* [Set exercise]:
Identify and copy all lines of the material where the string "this" is found.

* [Material provided]:
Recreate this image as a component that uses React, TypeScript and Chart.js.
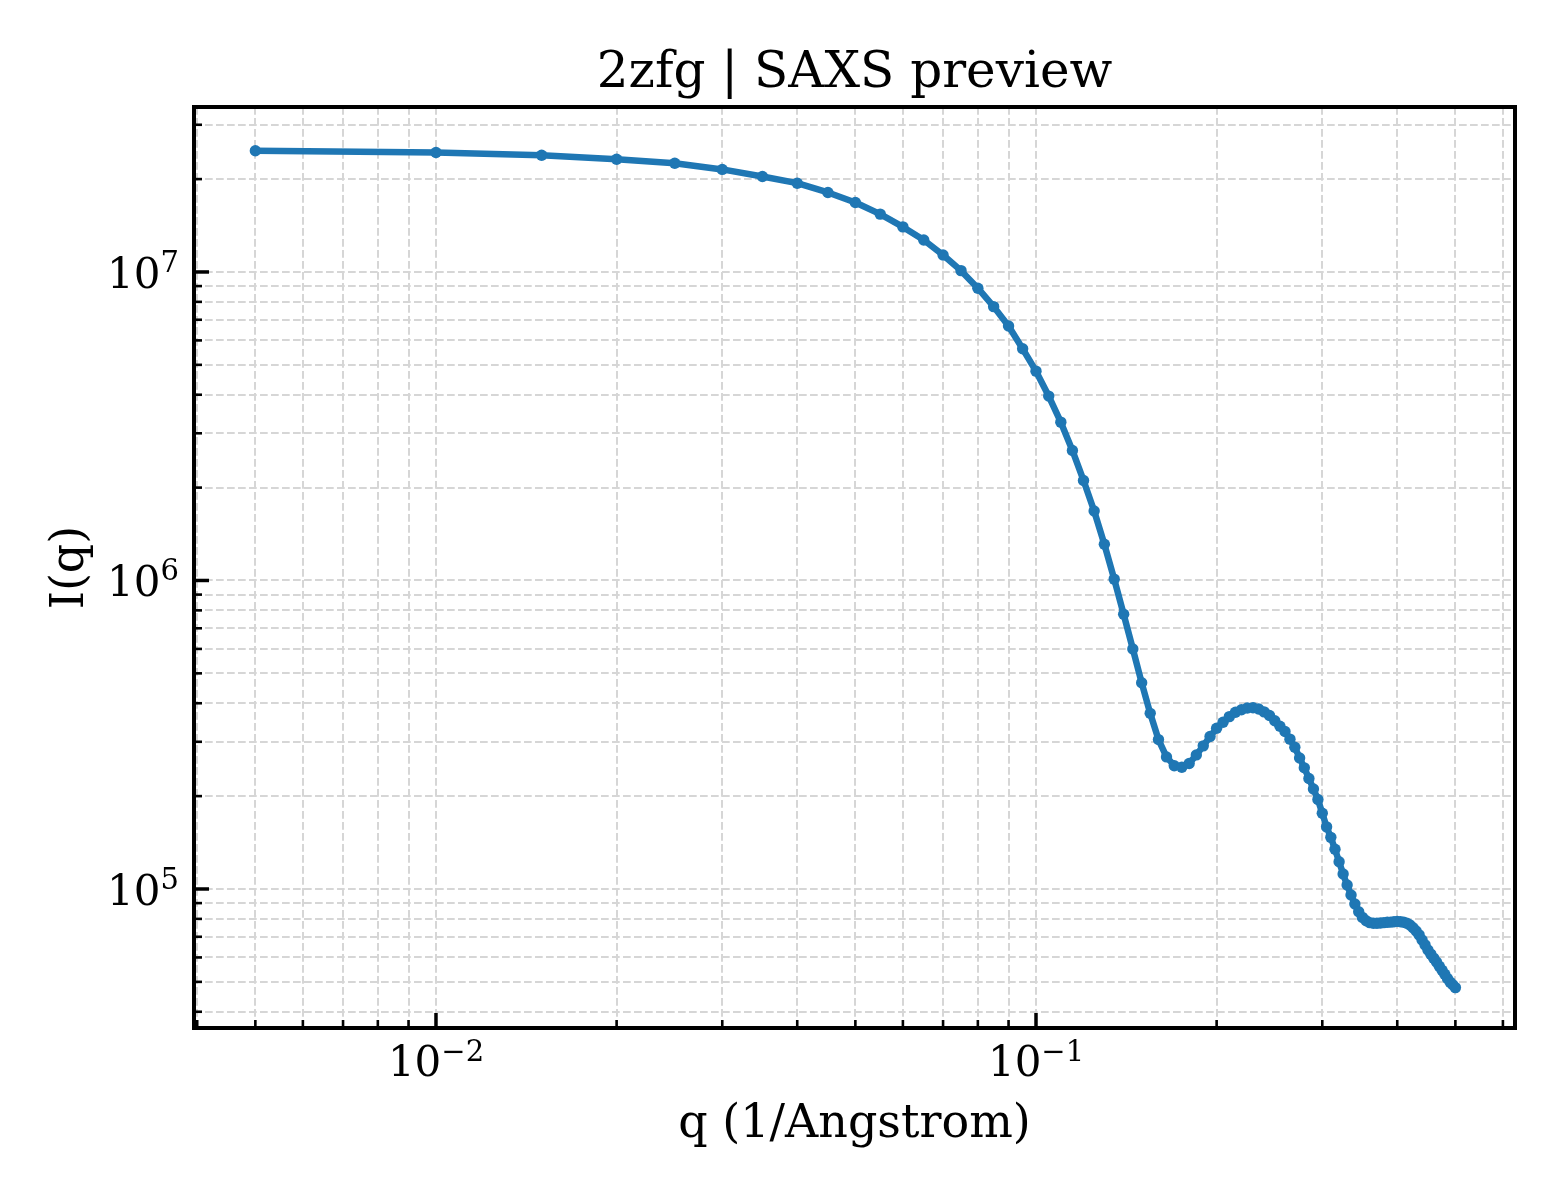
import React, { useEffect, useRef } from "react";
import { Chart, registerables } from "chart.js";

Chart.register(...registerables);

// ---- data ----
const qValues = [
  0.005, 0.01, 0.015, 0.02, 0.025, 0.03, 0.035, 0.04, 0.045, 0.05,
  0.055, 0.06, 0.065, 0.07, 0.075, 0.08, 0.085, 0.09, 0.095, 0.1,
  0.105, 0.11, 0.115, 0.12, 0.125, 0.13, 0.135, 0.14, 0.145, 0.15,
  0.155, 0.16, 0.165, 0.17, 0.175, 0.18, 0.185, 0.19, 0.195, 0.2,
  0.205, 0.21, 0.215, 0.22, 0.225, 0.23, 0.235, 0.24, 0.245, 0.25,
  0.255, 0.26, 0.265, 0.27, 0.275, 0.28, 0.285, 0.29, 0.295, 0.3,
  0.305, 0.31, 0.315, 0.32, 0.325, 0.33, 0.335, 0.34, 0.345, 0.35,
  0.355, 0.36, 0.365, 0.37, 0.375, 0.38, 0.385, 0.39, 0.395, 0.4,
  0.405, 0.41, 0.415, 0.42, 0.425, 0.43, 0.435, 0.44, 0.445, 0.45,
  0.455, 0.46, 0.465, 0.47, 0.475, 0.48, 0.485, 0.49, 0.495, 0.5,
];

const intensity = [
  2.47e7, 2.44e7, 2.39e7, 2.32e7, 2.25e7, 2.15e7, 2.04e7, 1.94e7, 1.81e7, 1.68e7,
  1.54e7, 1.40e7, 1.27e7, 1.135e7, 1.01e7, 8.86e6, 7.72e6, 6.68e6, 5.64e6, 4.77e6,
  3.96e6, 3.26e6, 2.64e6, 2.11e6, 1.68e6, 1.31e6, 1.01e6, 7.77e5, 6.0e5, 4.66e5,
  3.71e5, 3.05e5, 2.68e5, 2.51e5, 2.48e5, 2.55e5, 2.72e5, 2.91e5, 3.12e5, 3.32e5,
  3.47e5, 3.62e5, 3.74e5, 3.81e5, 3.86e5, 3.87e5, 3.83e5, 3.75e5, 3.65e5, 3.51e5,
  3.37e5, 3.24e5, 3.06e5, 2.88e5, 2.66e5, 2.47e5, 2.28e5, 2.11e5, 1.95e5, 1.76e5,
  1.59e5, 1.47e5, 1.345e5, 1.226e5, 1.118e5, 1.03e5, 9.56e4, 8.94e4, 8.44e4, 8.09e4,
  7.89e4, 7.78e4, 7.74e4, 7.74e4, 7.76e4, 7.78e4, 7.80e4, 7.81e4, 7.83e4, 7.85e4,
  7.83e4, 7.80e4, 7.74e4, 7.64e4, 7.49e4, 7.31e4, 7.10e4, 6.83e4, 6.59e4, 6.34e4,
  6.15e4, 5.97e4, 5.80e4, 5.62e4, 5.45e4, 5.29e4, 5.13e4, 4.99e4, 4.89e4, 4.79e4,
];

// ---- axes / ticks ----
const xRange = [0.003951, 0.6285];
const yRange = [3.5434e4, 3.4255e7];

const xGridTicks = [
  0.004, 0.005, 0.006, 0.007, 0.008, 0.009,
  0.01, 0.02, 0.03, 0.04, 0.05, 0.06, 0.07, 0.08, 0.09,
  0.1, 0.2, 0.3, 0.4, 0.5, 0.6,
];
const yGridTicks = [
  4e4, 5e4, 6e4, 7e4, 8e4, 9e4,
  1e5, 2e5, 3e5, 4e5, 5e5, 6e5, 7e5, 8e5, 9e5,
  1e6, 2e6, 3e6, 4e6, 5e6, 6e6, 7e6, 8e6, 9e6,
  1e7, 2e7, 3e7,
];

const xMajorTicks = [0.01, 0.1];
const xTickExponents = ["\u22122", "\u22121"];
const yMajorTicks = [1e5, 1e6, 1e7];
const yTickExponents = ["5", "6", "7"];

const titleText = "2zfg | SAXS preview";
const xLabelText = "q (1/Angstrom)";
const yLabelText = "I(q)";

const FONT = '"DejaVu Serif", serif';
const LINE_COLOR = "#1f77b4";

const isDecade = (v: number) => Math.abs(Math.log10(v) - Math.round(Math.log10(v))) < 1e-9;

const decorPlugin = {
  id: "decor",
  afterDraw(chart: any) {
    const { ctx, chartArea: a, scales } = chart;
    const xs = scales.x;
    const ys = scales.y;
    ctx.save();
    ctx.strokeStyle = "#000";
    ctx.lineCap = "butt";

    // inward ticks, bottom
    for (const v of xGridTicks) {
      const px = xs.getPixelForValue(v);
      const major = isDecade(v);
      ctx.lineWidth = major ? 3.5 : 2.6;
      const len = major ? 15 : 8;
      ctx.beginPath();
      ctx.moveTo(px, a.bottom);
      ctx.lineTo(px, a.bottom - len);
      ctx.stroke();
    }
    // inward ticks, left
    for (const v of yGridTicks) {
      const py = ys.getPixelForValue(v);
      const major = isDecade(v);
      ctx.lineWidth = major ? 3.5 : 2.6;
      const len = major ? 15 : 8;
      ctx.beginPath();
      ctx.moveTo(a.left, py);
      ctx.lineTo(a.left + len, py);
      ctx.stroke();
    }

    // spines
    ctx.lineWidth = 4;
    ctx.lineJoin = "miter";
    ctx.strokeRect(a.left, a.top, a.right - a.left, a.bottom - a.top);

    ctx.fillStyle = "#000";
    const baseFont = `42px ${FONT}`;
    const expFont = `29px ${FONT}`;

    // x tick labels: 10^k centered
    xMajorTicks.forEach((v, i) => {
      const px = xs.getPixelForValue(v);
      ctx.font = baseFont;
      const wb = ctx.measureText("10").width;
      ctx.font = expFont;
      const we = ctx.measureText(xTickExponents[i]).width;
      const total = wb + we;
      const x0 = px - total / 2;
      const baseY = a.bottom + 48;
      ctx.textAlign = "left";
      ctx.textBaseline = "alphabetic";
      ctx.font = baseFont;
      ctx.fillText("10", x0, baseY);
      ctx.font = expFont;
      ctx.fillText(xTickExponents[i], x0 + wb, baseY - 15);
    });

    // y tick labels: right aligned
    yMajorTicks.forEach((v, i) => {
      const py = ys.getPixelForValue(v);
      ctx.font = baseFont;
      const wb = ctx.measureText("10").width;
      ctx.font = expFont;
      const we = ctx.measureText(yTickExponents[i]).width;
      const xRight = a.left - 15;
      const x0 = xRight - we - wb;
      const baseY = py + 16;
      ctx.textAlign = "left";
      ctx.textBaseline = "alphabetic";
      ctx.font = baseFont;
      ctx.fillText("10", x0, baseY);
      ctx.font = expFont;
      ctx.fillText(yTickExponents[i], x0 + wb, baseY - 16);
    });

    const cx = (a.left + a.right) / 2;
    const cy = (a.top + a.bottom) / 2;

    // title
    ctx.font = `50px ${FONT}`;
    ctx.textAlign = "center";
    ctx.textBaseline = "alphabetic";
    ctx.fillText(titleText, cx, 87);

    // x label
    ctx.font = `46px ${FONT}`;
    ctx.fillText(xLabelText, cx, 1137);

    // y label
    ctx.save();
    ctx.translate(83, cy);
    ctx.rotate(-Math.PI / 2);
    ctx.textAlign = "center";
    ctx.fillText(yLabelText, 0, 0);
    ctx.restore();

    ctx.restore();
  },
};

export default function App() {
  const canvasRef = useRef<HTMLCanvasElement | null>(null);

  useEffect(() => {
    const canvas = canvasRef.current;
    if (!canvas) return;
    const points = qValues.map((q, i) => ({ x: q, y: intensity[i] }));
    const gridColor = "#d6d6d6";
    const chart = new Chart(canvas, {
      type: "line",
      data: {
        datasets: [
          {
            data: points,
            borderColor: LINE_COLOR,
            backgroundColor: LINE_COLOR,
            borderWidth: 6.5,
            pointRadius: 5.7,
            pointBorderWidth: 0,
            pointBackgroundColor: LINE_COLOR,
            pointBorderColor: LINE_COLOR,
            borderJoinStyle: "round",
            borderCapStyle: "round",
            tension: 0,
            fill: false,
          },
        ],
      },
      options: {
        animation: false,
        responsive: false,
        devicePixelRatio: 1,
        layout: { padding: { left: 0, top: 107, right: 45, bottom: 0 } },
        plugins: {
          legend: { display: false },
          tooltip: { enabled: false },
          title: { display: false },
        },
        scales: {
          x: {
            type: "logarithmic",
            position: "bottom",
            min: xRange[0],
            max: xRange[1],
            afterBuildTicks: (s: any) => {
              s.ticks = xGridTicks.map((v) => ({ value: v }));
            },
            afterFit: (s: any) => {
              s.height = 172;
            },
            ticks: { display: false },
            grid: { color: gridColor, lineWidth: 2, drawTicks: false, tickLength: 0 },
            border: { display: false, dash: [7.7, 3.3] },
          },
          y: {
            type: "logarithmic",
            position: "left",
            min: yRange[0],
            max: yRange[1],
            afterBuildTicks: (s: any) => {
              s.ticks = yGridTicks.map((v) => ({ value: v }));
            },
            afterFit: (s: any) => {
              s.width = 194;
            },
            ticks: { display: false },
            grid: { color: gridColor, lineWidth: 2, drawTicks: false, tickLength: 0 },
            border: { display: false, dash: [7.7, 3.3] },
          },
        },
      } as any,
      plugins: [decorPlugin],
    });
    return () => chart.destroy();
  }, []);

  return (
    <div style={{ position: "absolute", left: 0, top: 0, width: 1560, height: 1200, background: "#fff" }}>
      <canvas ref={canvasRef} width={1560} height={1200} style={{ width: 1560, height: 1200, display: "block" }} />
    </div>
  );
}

* * *

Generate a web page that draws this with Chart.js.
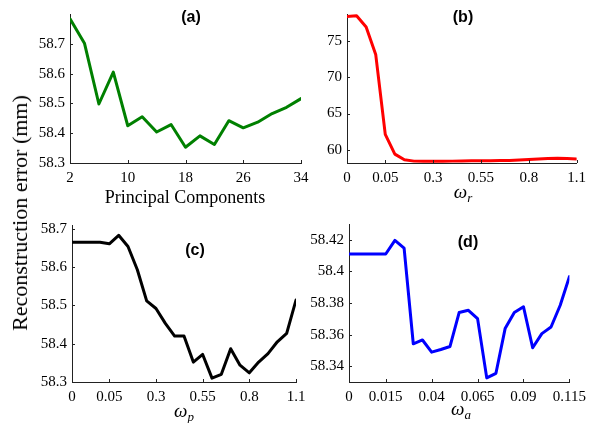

* [Finished exercise]:
Recreate this image as a component that uses React, TypeScript and Chart.js.
Generate a web page that draws this with Chart.js.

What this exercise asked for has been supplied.